Risky Business: U.S. Borrowing And Foreign Lending
by Seth Sandronsky
September 13, 2003
The American public may not know it, but the U.S. economy would be up a steep creek without foreign lenders. They help to fund the federal government’s deficit spending, projected to reach $475 billion, or 4.3 percent of economic output, next year.
Foreign investors buy Treasury bonds to allow the federal government to spend more than it collects in taxes, which President Bush and Congress have cut three times in three years. The sharp increase in war spending for the Iraq occupation has also increased the red ink.
Against that backdrop, Treasury Secretary John Snow recently traveled to Asia, where he did not persuade China’s leaders to change the dollar-peg of the Chinese currency, the renminbi. A more expensive renminbi would boost the price of Chinese exports, and make U.S. exports lower-priced by comparison.
Snow in Asia was partly a ploy to publicly address the rising tide of unemployment in the American manufacturing sector.
It has been in a job-loss mode since Bush arrived in Washington.
Some 44,000 U.S. factory workers lost their jobs in August, according to data from the Labor Dept. The national economy dropped a total of 93,000 jobs last month.
Moreover, workers who remain employed are being squeezed to produce more.
The productivity of American workers rose at a 6.8 percent annual rate during the second quarter of 2003, the biggest jump in 15 months.
Finding paid work is not getting easier. U.S. employers cut 170,000 jobs in the April-to-June period.

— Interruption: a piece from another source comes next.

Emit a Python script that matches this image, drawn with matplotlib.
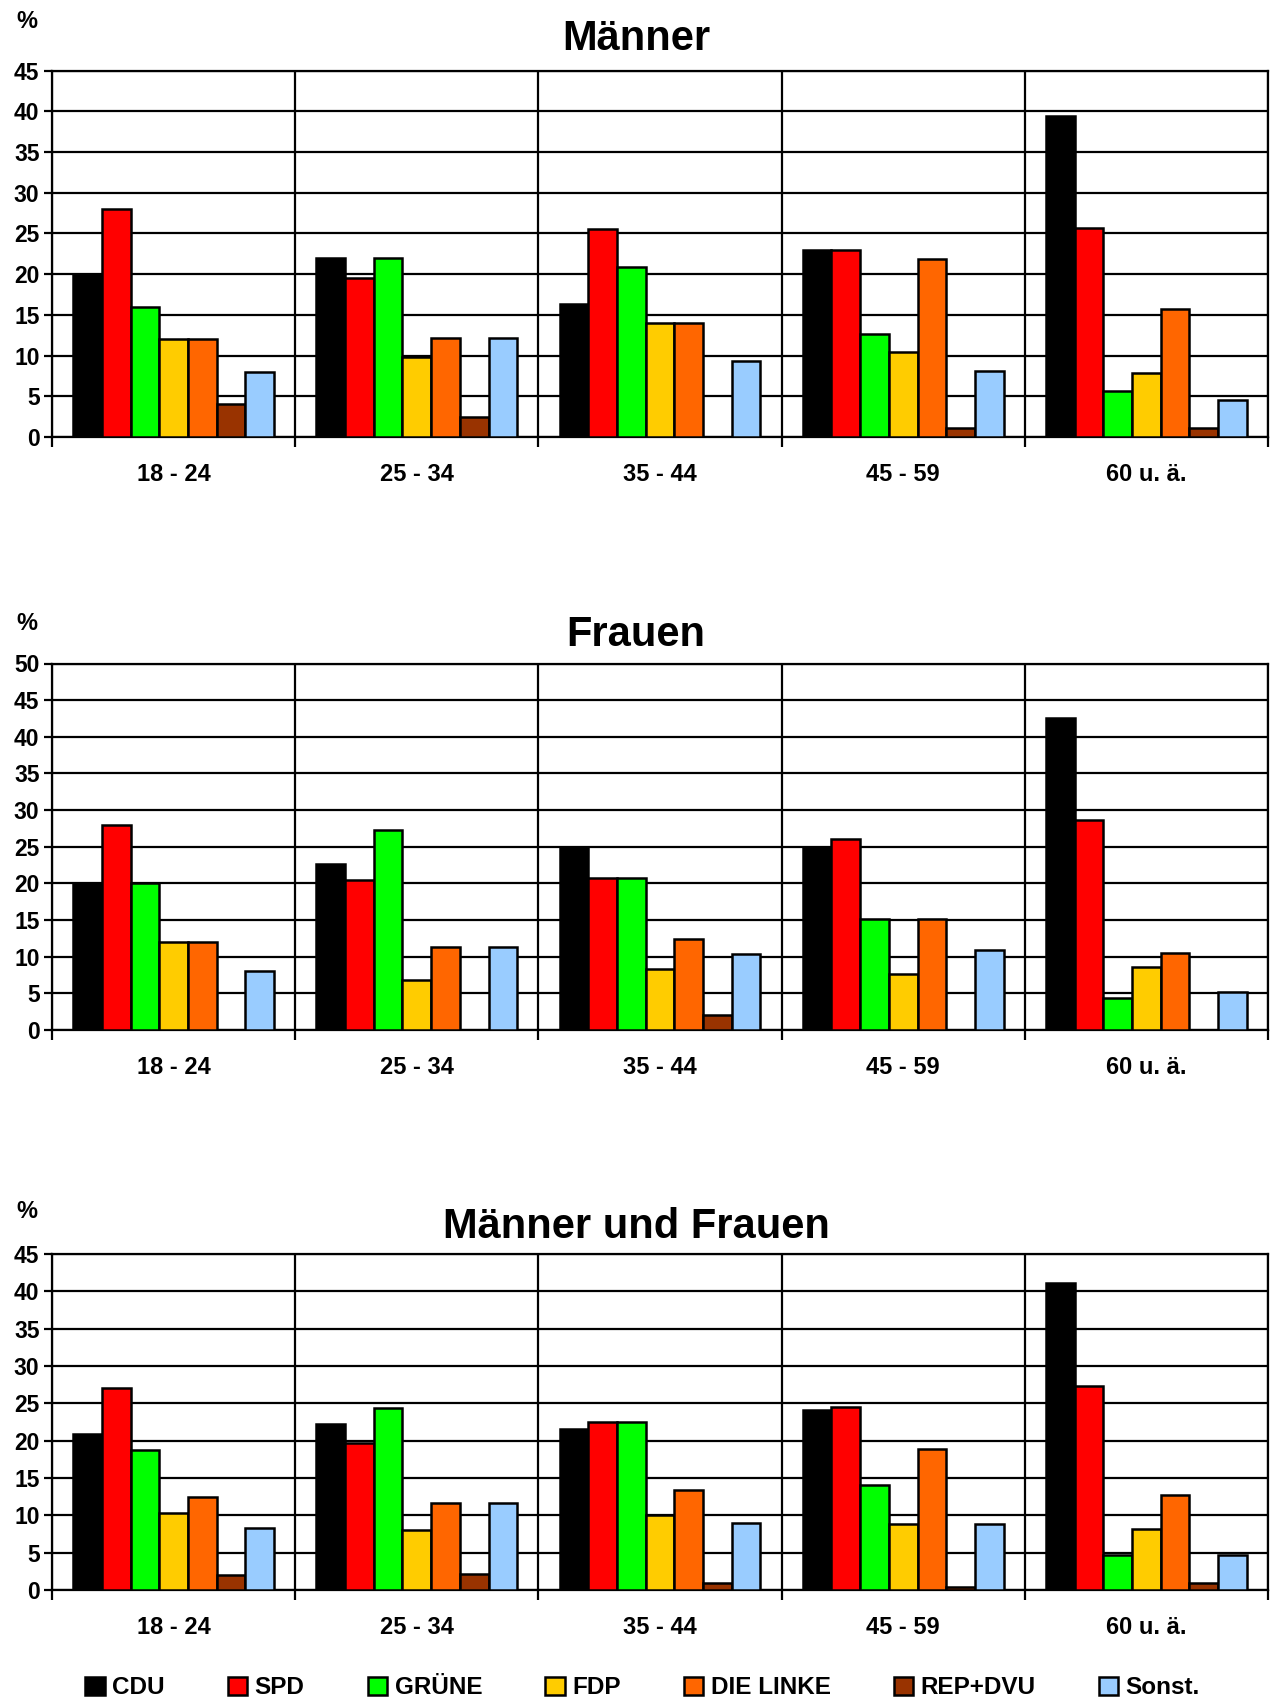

That is why Bush wants workers who vote to see him as taking bold action to reverse the nation’s shrinking payrolls, especially in the industrial heartland. Cheap Chinese exports are easy to blame for America’s job-loss economy.
Case in point is the president’s remarks on Labor Day that U.S. firms producing in America are hurting. He urged more market fairness for American manufacturers, but was mum on U.S. firms producing in China and exporting to America.
As Snow and Bush learned, Chinese leadership has no reason to remove the renminbi’s dollar-peg. That would raise the price of China’s exports, slow growth and increase unemployment.
Moreover, such a currency appreciation would also cut China’s trade surplus with the U.S. With that surplus, China’s central bank invests in U.S. government bonds.
Apparently, Bush wants China to reduce its export earnings. But such a policy is creating the financial conditions to slash overseas investment flows to the U.S.
Foreign ownership of Treasury debt has risen from one-fifth in 1995 to one-third today, the Financial Times of Sept. 8 reported, citing Merrill Lynch as a source. This is part of the backdrop to the sell-off in the U.S. bond market that began in mid-June.
A front-page article in the same edition of the FT looked at the chance that Asian investors might lose their enthusiasm for lending to the U.S.
Indications of this shift could include “recent sharp falls in the price of US government debt.”
Surely the rising federal deficit is making overseas investors queasy.
Also making them nervous is the U.S. trade deficit that requires annual borrowing of nearly $550 billion, or $1.5 billion each day.
The security of the dollar, the world’s main currency, flows from the power of America’s armed forces. But all the military strength in the world cannot hide the fact from foreign lenders that the U.S. is piling up public and private debt at a fever pitch.
“At the current rate of borrowing, the net indebtedness of the United States will exceed the value of the stock market by 2018 and the combined value of the stock market and housing stock by 2032,” economist Dean Baker recently wrote.
How much longer can the American economy keep going deeper into debt that is financed by foreigners? The answer to the question may arrive sooner than later.
One thing is certain. We have not heard the last word from the emerging “crisis of confidence” concerning foreign creditors and American debtors.